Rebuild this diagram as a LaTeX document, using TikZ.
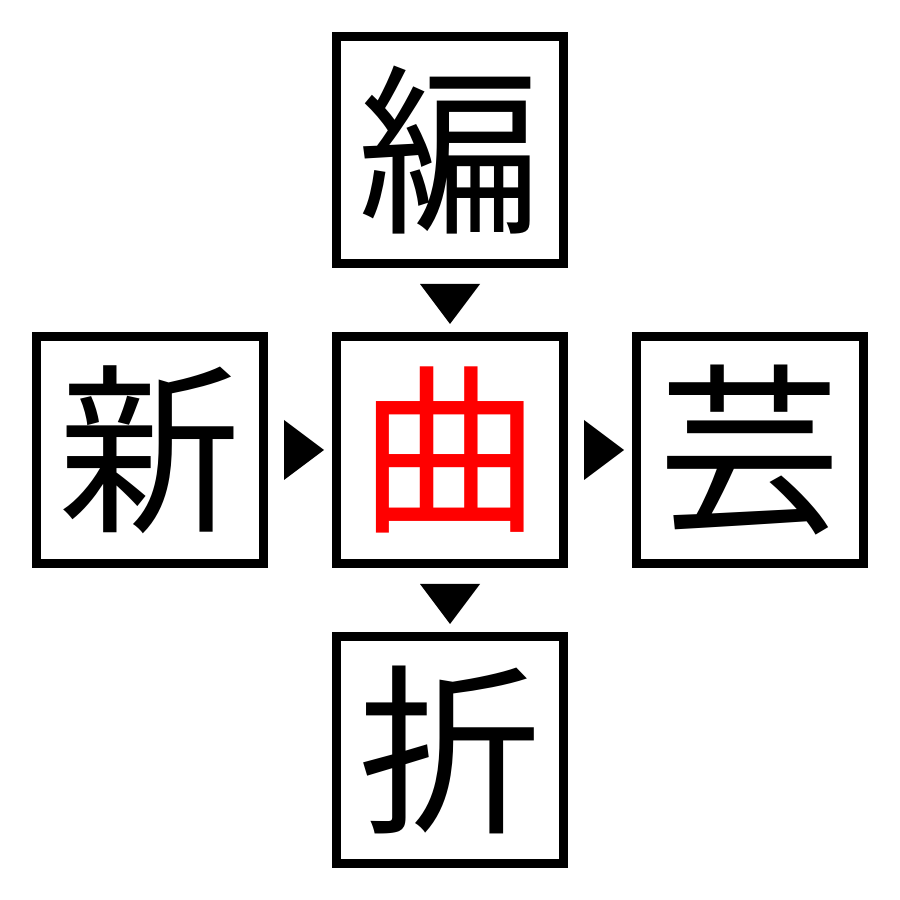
\documentclass[tikz,border=0pt]{standalone}
\usepackage{fontspec}
\newfontfamily\cjk{Noto Sans CJK JP}
\usetikzlibrary{calc}
\begin{document}
\begin{tikzpicture}[x=1cm,y=1cm,
  kbox/.style={draw=black,line width=0.09cm,minimum size=2.27cm,inner sep=0pt,font=\cjk\fontsize{52}{52}\selectfont},
  tri/.style={fill=black}]
\useasboundingbox (0,0) rectangle (9,9);
\node[kbox] (c) at (4.5,4.5) {\textcolor{red}{曲}};
\node[kbox] (t) at (4.5,7.5) {編};
\node[kbox] (b) at (4.5,1.5) {折};
\node[kbox] (l) at (1.5,4.5) {新};
\node[kbox] (r) at (7.5,4.5) {芸};
\fill[tri] ($(t.south)+(-0.3,-0.16)$) -- ($(t.south)+(0.3,-0.16)$) -- ($(t.south)+(0,-0.56)$) -- cycle;
\fill[tri] ($(c.south)+(-0.3,-0.16)$) -- ($(c.south)+(0.3,-0.16)$) -- ($(c.south)+(0,-0.56)$) -- cycle;
\fill[tri] ($(l.east)+(0.16,0.3)$) -- ($(l.east)+(0.16,-0.3)$) -- ($(l.east)+(0.56,0)$) -- cycle;
\fill[tri] ($(c.east)+(0.16,0.3)$) -- ($(c.east)+(0.16,-0.3)$) -- ($(c.east)+(0.56,0)$) -- cycle;
\end{tikzpicture}
\end{document}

============

**Written task**
Copy every line above word for word and exclude the pictures.

**Full response**
Rebuild this diagram as a LaTeX document, using TikZ.
\documentclass[tikz,border=0pt]{standalone}
\usepackage{fontspec}
\newfontfamily\cjk{Noto Sans CJK JP}
\usetikzlibrary{calc}
\begin{document}
\begin{tikzpicture}[x=1cm,y=1cm,
  kbox/.style={draw=black,line width=0.09cm,minimum size=2.27cm,inner sep=0pt,font=\cjk\fontsize{52}{52}\selectfont},
  tri/.style={fill=black}]
\useasboundingbox (0,0) rectangle (9,9);
\node[kbox] (c) at (4.5,4.5) {\textcolor{red}{曲}};
\node[kbox] (t) at (4.5,7.5) {編};
\node[kbox] (b) at (4.5,1.5) {折};
\node[kbox] (l) at (1.5,4.5) {新};
\node[kbox] (r) at (7.5,4.5) {芸};
\fill[tri] ($(t.south)+(-0.3,-0.16)$) -- ($(t.south)+(0.3,-0.16)$) -- ($(t.south)+(0,-0.56)$) -- cycle;
\fill[tri] ($(c.south)+(-0.3,-0.16)$) -- ($(c.south)+(0.3,-0.16)$) -- ($(c.south)+(0,-0.56)$) -- cycle;
\fill[tri] ($(l.east)+(0.16,0.3)$) -- ($(l.east)+(0.16,-0.3)$) -- ($(l.east)+(0.56,0)$) -- cycle;
\fill[tri] ($(c.east)+(0.16,0.3)$) -- ($(c.east)+(0.16,-0.3)$) -- ($(c.east)+(0.56,0)$) -- cycle;
\end{tikzpicture}
\end{document}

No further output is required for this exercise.